Va detto che i pinguini dispongono chiaramente di un quoziente intellettivo superiore: mentre gli onorevoli dopo anni che vagano nel "postribolo" sanno riconoscere solo una minima parte dei colleghi deputati, i gendarmi conoscono nome e cognome di tutti i 630 prescelti del popolo. 
Sono loro, infatti, i suggeritori del Presidente della Camera di turno, quando deve richiamare qualche casinista. Si piazzano al suo fianco sulla torretta e fanno la spia sui più indisciplinati. 
Ma non solo. Sono pure dotati di un servizio segreto, una sorta di intelligence che riesce a captare anticipatamente i movimenti ribelli delle opposizioni. 

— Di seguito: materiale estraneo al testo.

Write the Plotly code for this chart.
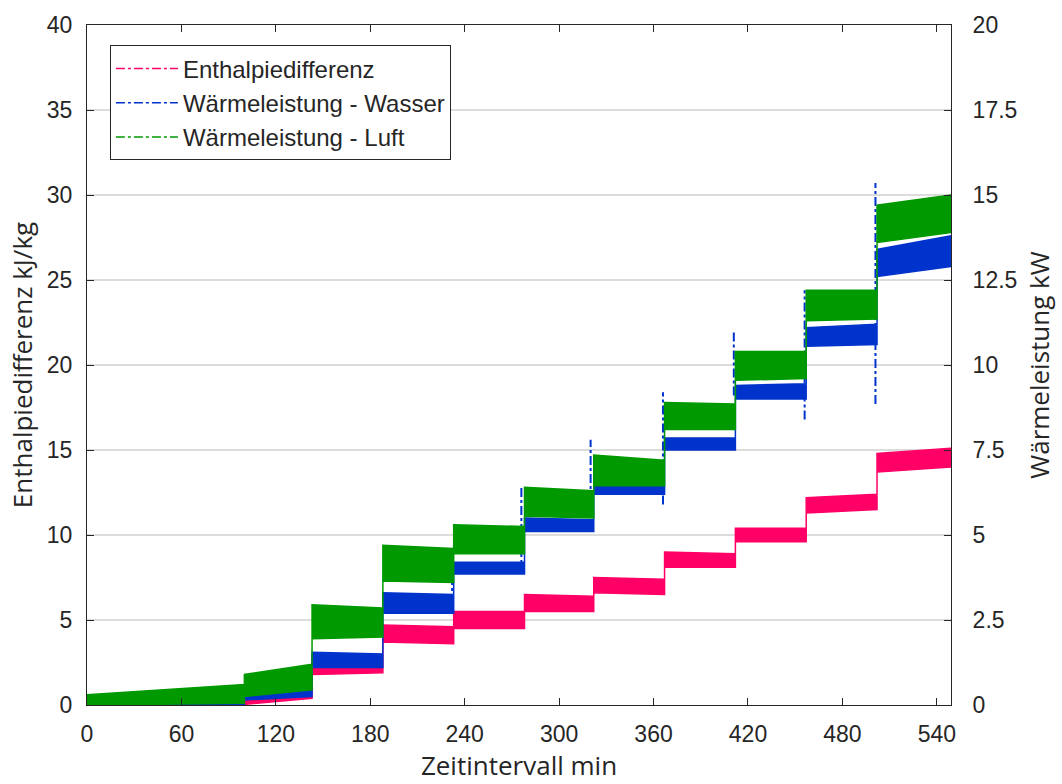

Quando, a inizio seduta, vedi un branco di pinguini arroccarsi a guardia dei banchi del governo, significa che da lì a poco scoppierà un casino. 
E allora non resta che scegliere tra tre opzioni: buttarsi nella mischia, filmare col telefono per avere qualche like o portarsi (di nascosto) i pop corn per mangiarli sotto il banco. Facile intuire la soluzione preferita dal minotauro, per altro poco pratico con i like e allergico ai pop corn.